begin

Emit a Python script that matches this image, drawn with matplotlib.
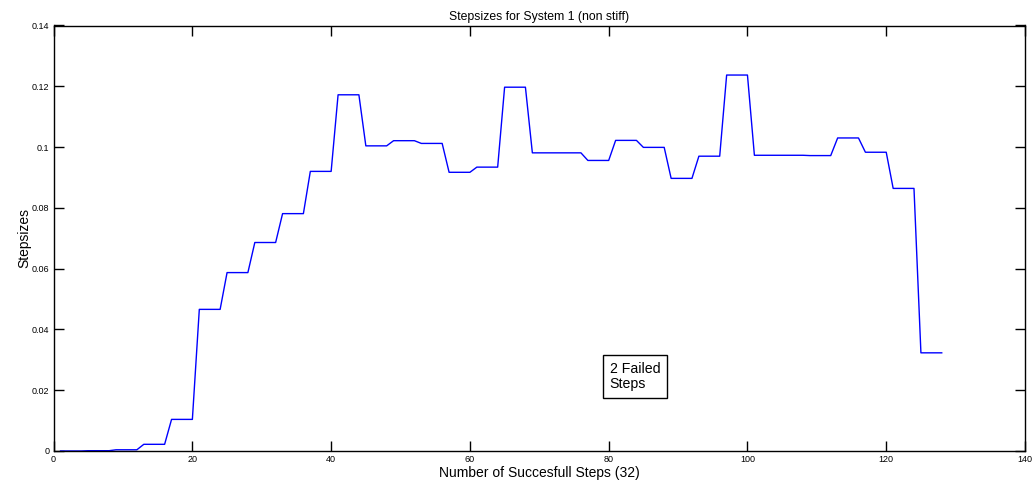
import numpy as np
import matplotlib
matplotlib.use("Agg")
import matplotlib.pyplot as plt

# Step size accepted at each successful step (each held over 4 sub-evaluations)
step_values = [0.00001, 0.0001, 0.0004, 0.0022, 0.0104, 0.0466, 0.0587, 0.0686,
               0.0781, 0.0920, 0.1172, 0.1004, 0.1021, 0.1012, 0.0917, 0.0934,
               0.1197, 0.0981, 0.0981, 0.0956, 0.1022, 0.0999, 0.0897, 0.0970,
               0.1237, 0.0973, 0.0973, 0.0972, 0.1030, 0.0983, 0.0864, 0.0323]
points_per_step = 4
x_ticks = [0, 20, 40, 60, 80, 100, 120, 140]
y_ticks = [0, 0.02, 0.04, 0.06, 0.08, 0.1, 0.12, 0.14]
y_tick_labels = ["0", "0.02", "0.04", "0.06", "0.08", "0.1", "0.12", "0.14"]

y = np.repeat(step_values, points_per_step)
x = np.arange(1, len(y) + 1)

plt.rcParams['font.family'] = ['Liberation Sans', 'DejaVu Sans']

fig = plt.figure(figsize=(10.36, 4.84), dpi=100)
ax = fig.add_axes([53.6 / 1036, 1 - 451 / 484, (1025 - 53.6) / 1036, (451 - 25.5) / 484])
ax.plot(x, y, color='#0000ff', linewidth=1.0)

ax.set_xlim(0, 140)
ax.set_ylim(0, 0.14)
ax.set_xticks(x_ticks)
ax.set_xticklabels([str(t) for t in x_ticks])
ax.set_yticks(y_ticks)
ax.set_yticklabels(y_tick_labels)
ax.tick_params(direction='in', length=7, width=1.0, labelsize=6.5,
               top=True, right=True, pad=3)
for s in ax.spines.values():
    s.set_linewidth(1.0)

ax.set_title("Stepsizes for System 1 (non stiff)", fontsize=8.8, pad=4)
ax.set_xlabel("Number of Succesfull Steps (32)", fontsize=10, labelpad=1)
ax.set_ylabel("Stepsizes", fontsize=10, labelpad=0)

ax.text(80.15, 0.0293, "2 Failed\nSteps", fontsize=10.2, ha='left', va='top',
        linespacing=1.1,
        bbox=dict(boxstyle='square,pad=0.5', facecolor='white', edgecolor='black', linewidth=1.0))

fig.savefig("out.png", dpi=100)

end

(Goal) Starting at the top of the listing above, reproduce each line up to and including the one with "plt.rcParams['font.family'] = ['Liberation"; omit the pictures.

(Solution to this task)
Emit a Python script that matches this image, drawn with matplotlib.
import numpy as np
import matplotlib
matplotlib.use("Agg")
import matplotlib.pyplot as plt

# Step size accepted at each successful step (each held over 4 sub-evaluations)
step_values = [0.00001, 0.0001, 0.0004, 0.0022, 0.0104, 0.0466, 0.0587, 0.0686,
               0.0781, 0.0920, 0.1172, 0.1004, 0.1021, 0.1012, 0.0917, 0.0934,
               0.1197, 0.0981, 0.0981, 0.0956, 0.1022, 0.0999, 0.0897, 0.0970,
               0.1237, 0.0973, 0.0973, 0.0972, 0.1030, 0.0983, 0.0864, 0.0323]
points_per_step = 4
x_ticks = [0, 20, 40, 60, 80, 100, 120, 140]
y_ticks = [0, 0.02, 0.04, 0.06, 0.08, 0.1, 0.12, 0.14]
y_tick_labels = ["0", "0.02", "0.04", "0.06", "0.08", "0.1", "0.12", "0.14"]

y = np.repeat(step_values, points_per_step)
x = np.arange(1, len(y) + 1)

plt.rcParams['font.family'] = ['Liberation Sans', 'DejaVu Sans']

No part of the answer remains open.